We've been there before, in that land where terminology and functionality are equally linked and equally confusing. I remember starting in the computer trade press in 1984 and grappling with the term Random Access Memory. It probably took me two months to understand that, and I didn't truly grasp the definition until I could compare it with the concept of sequential access.

It's been a long time since most vendors and resellers have had to explain RAM, ROM, or megabytes, and a lot of buyers would have no trouble with more complicated concepts such as network topology and OSI layers.

But it's really not so long ago that many tax software vendors had to explain to tax preparers what a modem is.

Now were in that same land with the next generation of financial software.
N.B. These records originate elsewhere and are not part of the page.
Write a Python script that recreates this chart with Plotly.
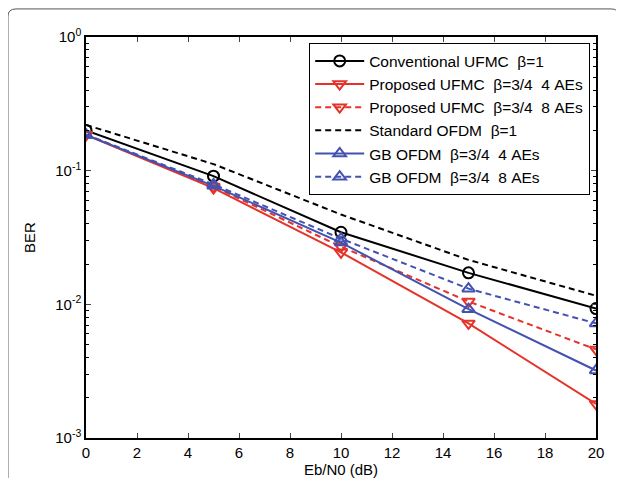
import plotly.graph_objects as go

snr = [0, 5, 10, 15, 20]
conv_ufmc = [0.200, 0.091, 0.0346, 0.0172, 0.0093]
prop_ufmc_4 = [0.185, 0.074, 0.0245, 0.0072, 0.0018]
prop_ufmc_8 = [0.186, 0.076, 0.0270, 0.0105, 0.0046]
std_ofdm = [0.220, 0.112, 0.047, 0.0215, 0.0116]
gb_ofdm_4 = [0.185, 0.077, 0.0290, 0.0092, 0.0032]
gb_ofdm_8 = [0.186, 0.079, 0.0310, 0.0131, 0.0072]

names = ["Conventional UFMC  β=1", "Proposed UFMC  β=3/4  4 AEs", "Proposed UFMC  β=3/4  8 AEs",
         "Standard OFDM  β=1", "GB OFDM  β=3/4  4 AEs", "GB OFDM  β=3/4  8 AEs"]
ytick_vals = [1, 0.1, 0.01, 0.001]
ytick_text = ["10<sup>0</sup>", "10<sup>-1</sup>", "10<sup>-2</sup>", "10<sup>-3</sup>"]
xtick_vals = list(range(0, 21, 2))

RED = "#e5332a"
BLUE = "#4352b0"
BLACK = "#000000"
DASH = "6px,4px"

series = [
    (conv_ufmc, BLACK, "solid", "circle-open"),
    (prop_ufmc_4, RED, "solid", "triangle-down-open"),
    (prop_ufmc_8, RED, DASH, "triangle-down-open"),
    (std_ofdm, BLACK, DASH, None),
    (gb_ofdm_4, BLUE, "solid", "triangle-up-open"),
    (gb_ofdm_8, BLUE, DASH, "triangle-up-open"),
]

fig = go.Figure()
for (vals, col, dash, sym), nm in zip(series, names):
    nm = nm.replace("  ", "\u00a0\u00a0")
    kw = dict(x=snr, y=vals, name=nm, line=dict(color=col, width=2, dash=dash))
    if sym:
        kw["mode"] = "lines+markers"
        kw["marker"] = dict(symbol=sym, size=11, color=col, line=dict(color=col, width=2))
    else:
        kw["mode"] = "lines"
    fig.add_trace(go.Scatter(**kw))

FAM = "Liberation Sans, Arial, sans-serif"
font = dict(family=FAM, size=15, color="black")

fig.update_layout(
    width=624, height=478,
    margin=dict(l=78, r=36, t=29, b=48, autoexpand=False),
    paper_bgcolor="white", plot_bgcolor="white",
    font=font,
    showlegend=True,
    legend=dict(x=0.988, y=0.985, xanchor="right", yanchor="top",
                bordercolor="black", borderwidth=1.3, bgcolor="white",
                font=dict(family=FAM, size=15.5, color="black"),
                itemwidth=49, tracegroupgap=0),
    xaxis=dict(range=[0, 20], tickvals=xtick_vals, ticks="inside", ticklen=5,
               showline=True, linecolor="black", linewidth=1.5, mirror="ticks",
               showgrid=False, zeroline=False, tickfont=font,
               title=dict(text="Eb/N0 (dB)", font=font, standoff=1)),
    yaxis=dict(type="log", range=[-3, 0], tickvals=ytick_vals, ticktext=ytick_text,
               ticks="inside", ticklen=5, showline=True, linecolor="black", linewidth=1.5,
               mirror="ticks", showgrid=False, zeroline=False, tickfont=font,
               minor=dict(ticks="inside", ticklen=3, dtick="D1", showgrid=False, tickcolor="black"),
               title=dict(text="BER", font=font, standoff=16)),
)

fig.add_shape(type="path", xref="paper", yref="paper",
              path="M -0.153,-0.2 L -0.153,1.052 Q -0.153,1.07 -0.137,1.07 L 1.03,1.07 Q 1.045,1.07 1.045,1.052 L 1.045,-0.2",
              line=dict(color="#555555", width=1))

fig.write_html("out.html")
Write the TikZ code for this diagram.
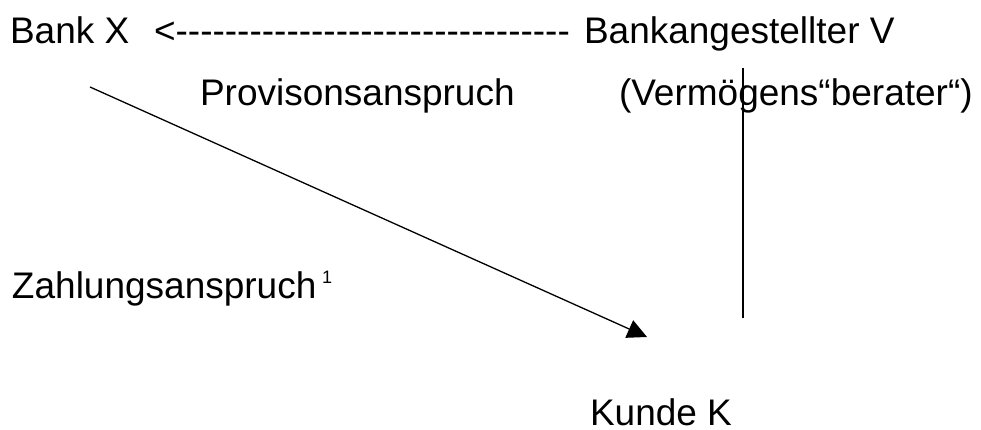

Resellers and vendors have to make the case of what CRM does and that it's more than an over-priced contact manager. (One of the problems is that for some companies it is an over-priced contact manager, and CRM is being sold into the wrong market.)

Unfortunately, education requires time, time is money, hence the time spent educating the customer reduces the reseller's profits. As they say in the business, it extends the sales cycle.

Clearly, the education cannot rest with the reseller alone--the concepts need the kind of marketing dollars behind them that are behind many resellers. The leadership has to come from the vendors and frankly, all of them haven't done a great job. Not to pick on Great Plains, but its unfortunate partnership with Siebel Systems has probably set back the effort by months, by making it appear that CRM is exorbitantly priced for the middle market.

Well, sooner or later they will get it right. It's just going to take longer than we'd all anticipated.